Excerpt from "The Black Theatre of Hermes Trismegistos" by R. Murray SchaferI love how the lines of the staves turn into waves in the second one. If you like what you see here, get yourself to your nearest CMC library and check out these gorgeous scores. You can also buy them from Arcana, Schafer’s very own publishing label.

Off to Toronto!

After successfully defending my masters thesis a couple of weeks ago, I’m happily on my way to the next adventure. I’m off to Toronto for the Soundstreams emerging composers’ workshop, which starts tomorrow. I am super excited about this opportunity to work with R. Murray Schafer, Juliet Palmer and the Gryphon Trio, and to meet the other participants. In addition to composing and reading sessions, there will also be some professional development seminars covering topics such as “From emerging to emerged,” “The art of artistic directing” and “Marketing and PR.” There will also be a visit to Mr. Schafer’s farm!

The format of this workshop will be a little different from the other two I’ve participated in (Carnegie Hall and NAC). Instead of coming in with a completed piece to rehearse and tweak, we were asked to bring sketches to try out with the ensemble. The piece will be completed after the workshop.

I’ve spent the last four weeks trying to wrap my brain around a new tuning on both violin and cello. I tried to keep the tuning unchanged at first, but the open strings are so familiar and predictable. And, with the strings being turned in open fifths, the harmonics pretty much form a D major scale.

The moment I started fidgeting with the tuning pegs, the sound assumed a new darkness and mystery. The new tuning also opened up some interesting possibilities for natural harmonics and double stops. I think the pain of keeping track of how everything is notated vs. how it really sounds is well worth the effect. We’ll see what the ensemble has to say.
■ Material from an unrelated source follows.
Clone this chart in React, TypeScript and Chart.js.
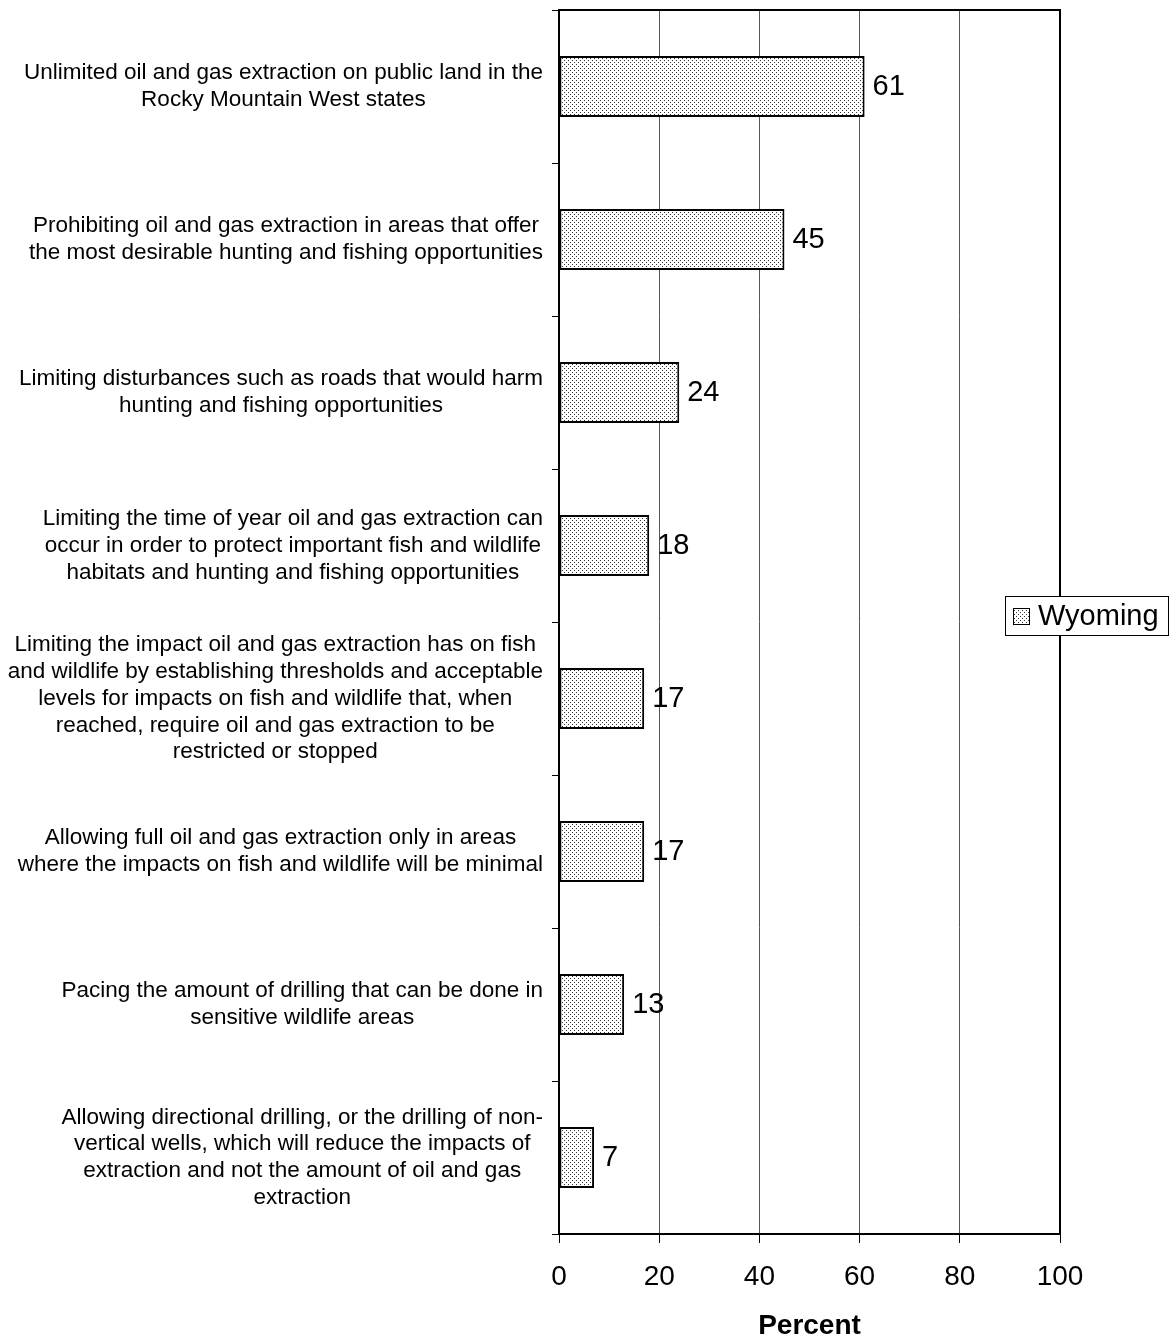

My primary goal for this piece is to fuse several directions in my composing, which up to now have mostly be confined to different pieces. I am trying to integrate my fascination with Ukrainian folksong with the kind of colour manipulations I was exploring in my solo cello piece, The child, bringer of light. I am taking snippets of a folksong I recorded in the village Kozats’ke, Kalyna Malyna, which has really touched me both in terms of its musical content and meaning, and making them emerge out of and dissolve into various harmonic trills.

A sketch for an upcoming piano trio

I rented a cello and a violin to experiment with these ideas and get a feel for the tuning, but the challenge has been imagining what it will all sound like together. Being so preoccupied with the strings, I’ve also been a little neglectful of the piano, a shortcoming I am hoping to fix by and by. Anyway, I’m excited to hear it all at my first session on Tuesday. Keep tuned for further updates!